*DATASET CONTENT*
--------------------------------
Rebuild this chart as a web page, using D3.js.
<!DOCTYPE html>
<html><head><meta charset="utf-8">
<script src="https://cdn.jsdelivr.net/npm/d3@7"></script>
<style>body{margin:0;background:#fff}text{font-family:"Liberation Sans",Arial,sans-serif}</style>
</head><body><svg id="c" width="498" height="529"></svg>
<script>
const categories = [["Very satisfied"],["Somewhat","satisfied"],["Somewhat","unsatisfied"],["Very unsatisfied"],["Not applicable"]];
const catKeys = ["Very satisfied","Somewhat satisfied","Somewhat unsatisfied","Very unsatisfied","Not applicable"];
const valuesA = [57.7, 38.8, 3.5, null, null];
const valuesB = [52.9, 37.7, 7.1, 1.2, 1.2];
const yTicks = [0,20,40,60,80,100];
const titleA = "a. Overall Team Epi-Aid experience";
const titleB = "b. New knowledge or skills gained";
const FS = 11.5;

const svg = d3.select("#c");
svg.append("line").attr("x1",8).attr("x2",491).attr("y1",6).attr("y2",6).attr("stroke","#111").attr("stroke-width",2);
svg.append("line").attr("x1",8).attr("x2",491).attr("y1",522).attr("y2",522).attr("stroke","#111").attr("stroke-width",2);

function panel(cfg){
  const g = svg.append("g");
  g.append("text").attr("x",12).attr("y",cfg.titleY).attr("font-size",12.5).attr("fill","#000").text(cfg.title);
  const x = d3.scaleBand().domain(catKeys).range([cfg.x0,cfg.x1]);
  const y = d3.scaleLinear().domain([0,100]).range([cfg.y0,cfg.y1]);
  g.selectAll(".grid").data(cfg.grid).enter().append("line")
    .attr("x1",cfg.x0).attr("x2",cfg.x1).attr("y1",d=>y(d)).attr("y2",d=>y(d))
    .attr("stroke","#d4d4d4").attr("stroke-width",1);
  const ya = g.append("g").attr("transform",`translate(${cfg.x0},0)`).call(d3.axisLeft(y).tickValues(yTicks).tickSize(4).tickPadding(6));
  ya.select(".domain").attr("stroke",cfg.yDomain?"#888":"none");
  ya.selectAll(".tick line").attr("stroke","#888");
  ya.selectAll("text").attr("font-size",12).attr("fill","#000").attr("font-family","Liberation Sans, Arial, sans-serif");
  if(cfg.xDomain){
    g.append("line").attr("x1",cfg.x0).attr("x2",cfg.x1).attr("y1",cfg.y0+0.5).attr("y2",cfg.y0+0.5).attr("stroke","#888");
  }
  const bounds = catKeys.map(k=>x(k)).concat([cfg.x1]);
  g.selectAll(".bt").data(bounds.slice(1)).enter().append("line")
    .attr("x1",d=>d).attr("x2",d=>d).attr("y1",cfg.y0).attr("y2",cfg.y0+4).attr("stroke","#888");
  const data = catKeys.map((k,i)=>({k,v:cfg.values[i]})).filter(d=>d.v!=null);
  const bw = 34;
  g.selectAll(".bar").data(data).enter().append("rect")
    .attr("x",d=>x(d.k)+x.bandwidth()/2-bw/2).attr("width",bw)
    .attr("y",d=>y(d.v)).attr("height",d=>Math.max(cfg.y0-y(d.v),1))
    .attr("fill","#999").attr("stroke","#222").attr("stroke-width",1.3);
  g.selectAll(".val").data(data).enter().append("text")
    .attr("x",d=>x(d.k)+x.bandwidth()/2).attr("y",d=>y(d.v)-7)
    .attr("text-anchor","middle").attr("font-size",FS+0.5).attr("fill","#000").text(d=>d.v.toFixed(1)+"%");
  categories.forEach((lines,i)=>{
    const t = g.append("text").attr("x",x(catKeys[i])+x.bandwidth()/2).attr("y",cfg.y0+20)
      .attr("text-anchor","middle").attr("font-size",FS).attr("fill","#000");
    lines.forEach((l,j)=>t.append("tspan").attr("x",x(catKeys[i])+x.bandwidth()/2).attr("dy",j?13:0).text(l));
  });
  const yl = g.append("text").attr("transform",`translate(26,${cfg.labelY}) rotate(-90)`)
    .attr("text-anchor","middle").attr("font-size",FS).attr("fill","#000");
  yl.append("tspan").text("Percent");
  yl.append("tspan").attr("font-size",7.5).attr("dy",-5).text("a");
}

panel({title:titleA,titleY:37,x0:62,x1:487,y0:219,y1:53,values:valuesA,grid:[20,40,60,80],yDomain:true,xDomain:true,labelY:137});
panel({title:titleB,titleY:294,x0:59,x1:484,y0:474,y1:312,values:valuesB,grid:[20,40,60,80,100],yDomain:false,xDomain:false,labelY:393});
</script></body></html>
--------------------------------
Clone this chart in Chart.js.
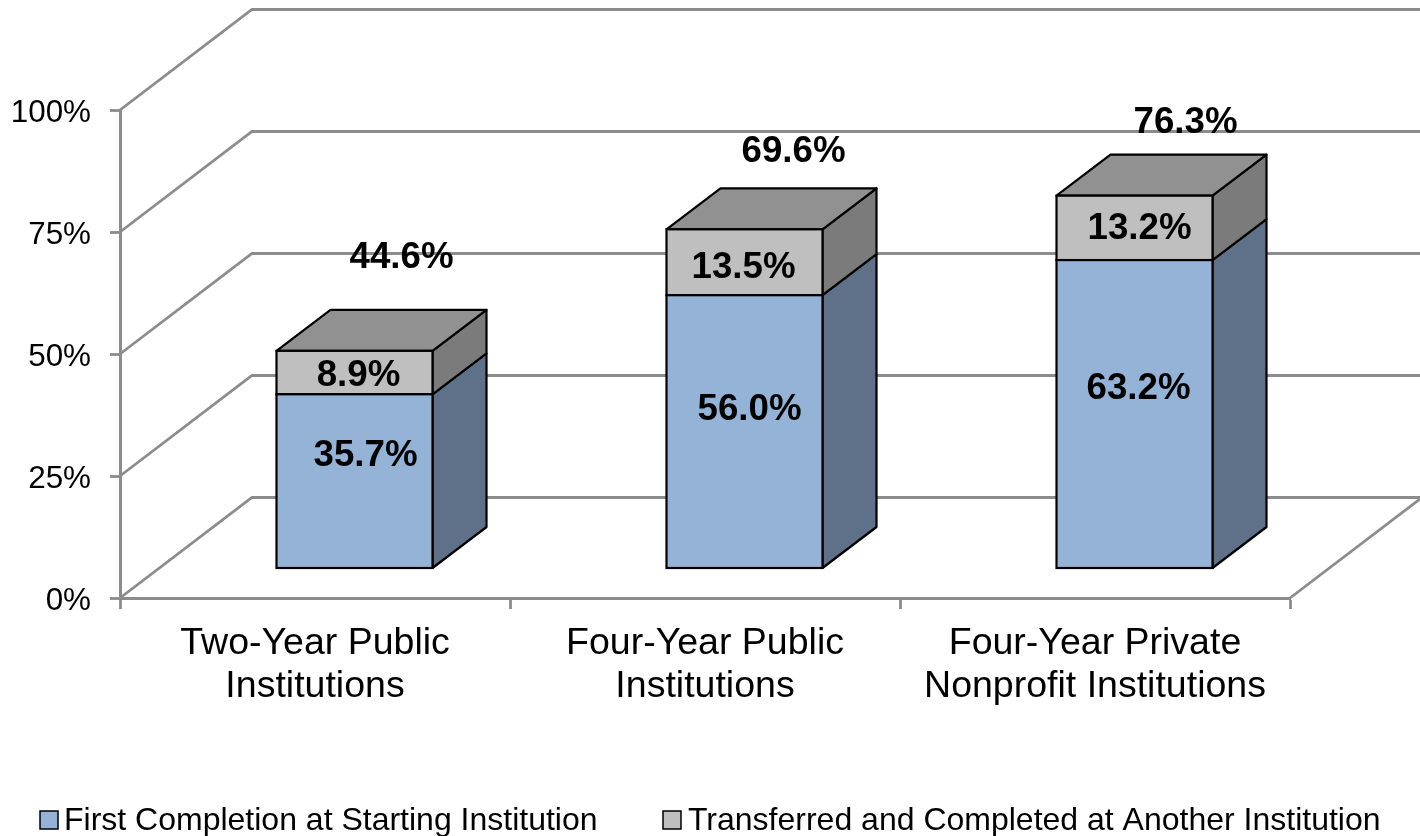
--------------------------------
*GOAL*
Each line that holds the string "chart" counts once; give the total and nothing else.

*RESPONSE TO THE TASK*
2